Things are never where you think they are.

Earlier this week I was moaning about my boring life and of course I have since been reminded by others that it’s far from boring; I really need to learn to pay attention. I guess I’m torn between spending my time obsessing about how I can lose yet more weight in order that I can get down to size zero. And before you get the wrong idea, we’re talking the UK zero, not this wishy washy American size zero which is really a size 4. OK, I let you off with not bothering with half the letters in words but numbers are a fundamental. Anyway, I’m either doing that or thinking of committing suicide due to my colleagues constantly bullying me into making them tea and coffee. It’s really starting to wear me down, I’m just not sure how much more of this I can take before I break.

So yes, as you can see, I’m far too busy to notice if my life is interesting or not. I do however have a ‘friend’ who told me a rather amusing story of what happened to him a few weeks ago. I’ve just cut and pasted his email so I don’t have to type it out again, I’d only spoil it by leaving something out.

So, you wouldn’t believe the night I had about three weeks ago! I was off work and spent the day at home trying to ignore the throbbing in my jaw and the stabbing pain in my ankle, pottered around killing time until I had to go out to a work soirée to say au revoir to a colleague. I’d decided upon a book that I thought he’d like and remembered that a few weeks ago, when I was cleaning out the cupboard, I’d found a few sheets of black wrapping paper. I figured that would be perfect and reminded myself to get a sheet. So I have lunch, pop a couple of painkillers, smoke some organic tobacco and read a book. Lose track of time completely and then end up in a mad rush to get showered and shaved and out the door, after getting dressed of course! So, instantly I turn into Daley Thomson, minus the moustache, as I sprint, shower, clean, dress, eat in record time I congratulate myself with some more organic tobacco and go look for that sheet of black wrapping paper, I’m only about 10mins behind schedule.

I go to the box which holds all that remains of three black rubbish bags worth of ‘crap’ Hmm… no black wrapping paper? I go to the cupboard and have a rummage…Nope, not here. Where did I see I wonder?? I go back to the living room, I open drawers, I pull out papers and books, retracing every step I had made in the last 2 weeks, and probably adding a few more as the effects of the organic produce reached my memory recall dept. I basically turn the flat upside down in about 5mins and suddenly find myself looking at the scene from a Taz cartoon!! OK, I’m now starting to wonder if there ever really existed any black wrapping paper and decide that I’ll give up the search. But fuck! What am I going to wrap the damn book in?! Newspaper?? Nah, not sure even I could try that one.

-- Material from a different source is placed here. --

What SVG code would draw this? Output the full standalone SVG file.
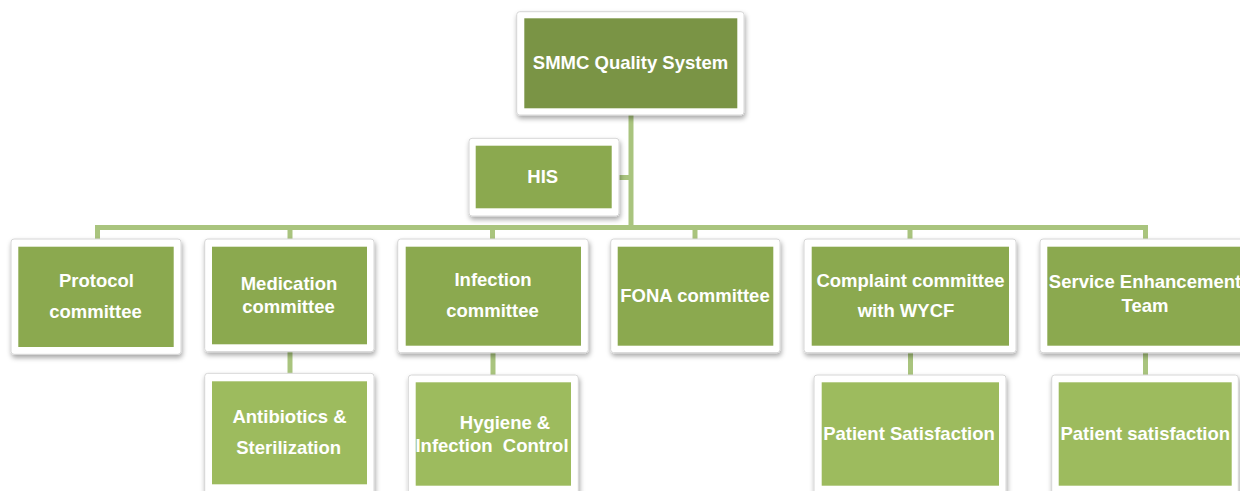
<svg xmlns="http://www.w3.org/2000/svg" width="1240" height="491" viewBox="0 0 1240 491">
  <defs>
    <filter id="shadow" x="-10%" y="-10%" width="125%" height="130%">
      <feDropShadow dx="1" dy="3" stdDeviation="2.5" flood-color="#000" flood-opacity="0.35"/>
    </filter>
    <clipPath id="clipHyg"><rect x="415.7" y="382.3" width="155.3" height="103.4"/></clipPath>
    <clipPath id="clipComp"><rect x="811.7" y="246.7" width="197.3" height="99"/></clipPath>
    <clipPath id="clipPat2"><rect x="1058.7" y="382.3" width="173" height="103.4"/></clipPath>
  </defs>
  <style>
    .frame { fill: #ffffff; stroke: #d6d6d6; stroke-width: 1; filter: url(#shadow); }
    .top { fill: #7a9445; }
    .mid { fill: #8ba94f; }
    .low { fill: #9dbb5e; }
    .lbl { font-family: "Liberation Sans", Arial, sans-serif; font-weight: bold; font-size: 18.5px; fill: #ffffff; text-anchor: middle; }
    .conn { stroke: #a9c47e; stroke-width: 5; fill: none; }
  </style>
  <rect width="1240" height="491" fill="#ffffff"/>

  <!-- connectors -->
  <g id="connectors">
    <line class="conn" x1="631" y1="115" x2="631" y2="228"/>
    <line class="conn" x1="611" y1="177.5" x2="631" y2="177.5"/>
    <path class="conn" d="M97.5 240 V227.5 H1145.5 V240"/>
    <line class="conn" x1="290" y1="227.5" x2="290" y2="240"/>
    <line class="conn" x1="492.5" y1="227.5" x2="492.5" y2="240"/>
    <line class="conn" x1="695" y1="227.5" x2="695" y2="240"/>
    <line class="conn" x1="910" y1="227.5" x2="910" y2="240"/>
    <line class="conn" x1="290" y1="351" x2="290" y2="374"/>
    <line class="conn" x1="493" y1="352" x2="493" y2="375"/>
    <line class="conn" x1="910.5" y1="352" x2="910.5" y2="375"/>
    <line class="conn" x1="1145.5" y1="352" x2="1145.5" y2="375"/>
  </g>

  <!-- root -->
  <g id="node-smmc">
    <rect class="frame" x="516.7" y="11.7" width="227.3" height="103.3" rx="3"/>
    <rect class="top" x="524.3" y="18.3" width="213" height="90"/>
    <text class="lbl" x="630.5" y="69">SMMC Quality System</text>
  </g>

  <g id="node-his">
    <rect class="frame" x="469" y="138.3" width="150" height="77.7" rx="3"/>
    <rect class="mid" x="475.7" y="145.7" width="136" height="62.6"/>
    <text class="lbl" x="542.7" y="183">HIS</text>
  </g>

  <!-- committees -->
  <g id="node-protocol">
    <rect class="frame" x="11" y="239" width="170" height="115.3" rx="3"/>
    <rect class="mid" x="18.3" y="246.7" width="155.4" height="100.3"/>
    <text class="lbl" x="96.5" y="286.7">Protocol</text>
    <text class="lbl" x="95.5" y="318.3">committee</text>
  </g>

  <g id="node-medication">
    <rect class="frame" x="204.7" y="239" width="169.3" height="112.7" rx="3"/>
    <rect class="mid" x="212" y="246.7" width="155" height="97.6"/>
    <text class="lbl" x="289" y="290">Medication</text>
    <text class="lbl" x="288.5" y="312.7">committee</text>
  </g>

  <g id="node-infection">
    <rect class="frame" x="397.7" y="239" width="190.6" height="113.7" rx="3"/>
    <rect class="mid" x="405.7" y="246.7" width="175.3" height="99"/>
    <text class="lbl" x="493" y="286">Infection</text>
    <text class="lbl" x="492.5" y="317.3">committee</text>
  </g>

  <g id="node-fona">
    <rect class="frame" x="610.7" y="239" width="169.3" height="113.7" rx="3"/>
    <rect class="mid" x="617.7" y="246.7" width="155.6" height="99"/>
    <text class="lbl" x="695" y="301.7">FONA committee</text>
  </g>

  <g id="node-complaint">
    <rect class="frame" x="804" y="239" width="212" height="113.7" rx="3"/>
    <rect class="mid" x="811.7" y="246.7" width="197.3" height="99"/>
    <g clip-path="url(#clipComp)">
      <text class="lbl" x="910.5" y="286.7">Complaint committee</text>
    </g>
    <text class="lbl" x="906" y="316.7">with WYCF</text>
  </g>

  <g id="node-service">
    <rect class="frame" x="1040" y="239" width="215" height="113.7" rx="3"/>
    <rect class="mid" x="1047.3" y="246.7" width="200" height="99"/>
    <text class="lbl" x="1145" y="288.3">Service Enhancement</text>
    <text class="lbl" x="1145" y="311.7">Team</text>
  </g>

  <!-- sub-units -->
  <g id="node-antibiotics">
    <rect class="frame" x="204.7" y="373.3" width="169.3" height="125" rx="3"/>
    <rect class="low" x="212" y="381.3" width="155" height="103"/>
    <text class="lbl" x="289.5" y="422.7">Antibiotics &amp;</text>
    <text class="lbl" x="288.7" y="454.3">Sterilization</text>
  </g>

  <g id="node-hygiene">
    <rect class="frame" x="408.3" y="375" width="170" height="125" rx="3"/>
    <rect class="low" x="415.7" y="382.3" width="155.3" height="103.4"/>
    <g clip-path="url(#clipHyg)">
      <text class="lbl" x="505" y="429.3">Hygiene &amp;</text>
      <text class="lbl" x="492" y="451.7" xml:space="preserve">Infection  Control</text>
    </g>
  </g>

  <g id="node-patient1">
    <rect class="frame" x="814" y="375" width="192" height="125" rx="3"/>
    <rect class="low" x="821.7" y="382.3" width="177.3" height="103.4"/>
    <text class="lbl" x="909" y="440">Patient Satisfaction</text>
  </g>

  <g id="node-patient2">
    <rect class="frame" x="1051.7" y="375" width="186.6" height="125" rx="3"/>
    <rect class="low" x="1058.7" y="382.3" width="173" height="103.4"/>
    <g clip-path="url(#clipPat2)">
      <text class="lbl" x="1145.3" y="440">Patient satisfaction</text>
    </g>
  </g>
</svg>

A quick check of my recycling box discovers that the brown DVD mailers HMV send are perfect :) I quickly grabbed my ipod, a quick puff and out the door I went. Only about 30mins behind schedule by now, get on tube and change lines at Finsbury Park. Getting off the train I suddenly become aware that I’m not holding the book! I glance back in the carriage, it’s not there. Fuck! I must have left it on the bus, depending on the efficiency of the bus driver, the book was either trundling between Walthamstow Central and London Bridge, or was in the process of being blown up for masquerading as a suspicious package.

I started to wonder if the day could get any better and pondered just going home for fear that the next misfortune would be to trip and end up head first on the live rail. But the reality was my head was busy trying to run thru events leading up to leaving the house. Ipod…check, keys…check, wallet…check, jacket…check, turn off computer…check, close curtains…check, pick up book…, I said pick up book… The movie in my head rewound in lighting speed, there was the book!! On the kitchen table!! All is not lost, back on tube, back on bus, race home, grab book, and eventually arrive in Boho 90mins behind schedule. The surroundings suddenly come into focus as I venture out of my head and realise the pub that I have ‘auto-pilot’ walked to in the belief that it was the Horse and Cart turns out to be the Wine House…How the fuck did that happen?! A frantic text informs me it is in Covenant Garden and I race there. Thankfully the remainder of the night passed without incident and I returned home and spent nearly 2hours cleaning up the mess I made looking for the black wrapping paper.

Yesterday I went to the bedroom to put some shoes away in a box and when I opened the box to put the shoes in, there were two fucking sheets of black wrapping paper waving at me!!

I’ve already passed on my advice to my friend that he keep a diary of his life for a year, I’m sure he could publish it. I’d buy a copy as I’m sure it would be worth a read. Maybe I’ll get him to write a blog, he likes free things ;-)

I thought musically, it would be appropriate to think of my friends event portrayed on the big screen in some Tarantino-esque sort of way and so I thought I’d acknowledge him in this entries soundtrack.

You possibly don’t recognise the performer but you’ll recognise the song. It’s The Statler Brothers performing Flowers On The Wall…LIVE!! Don’t say I don’t spoil you!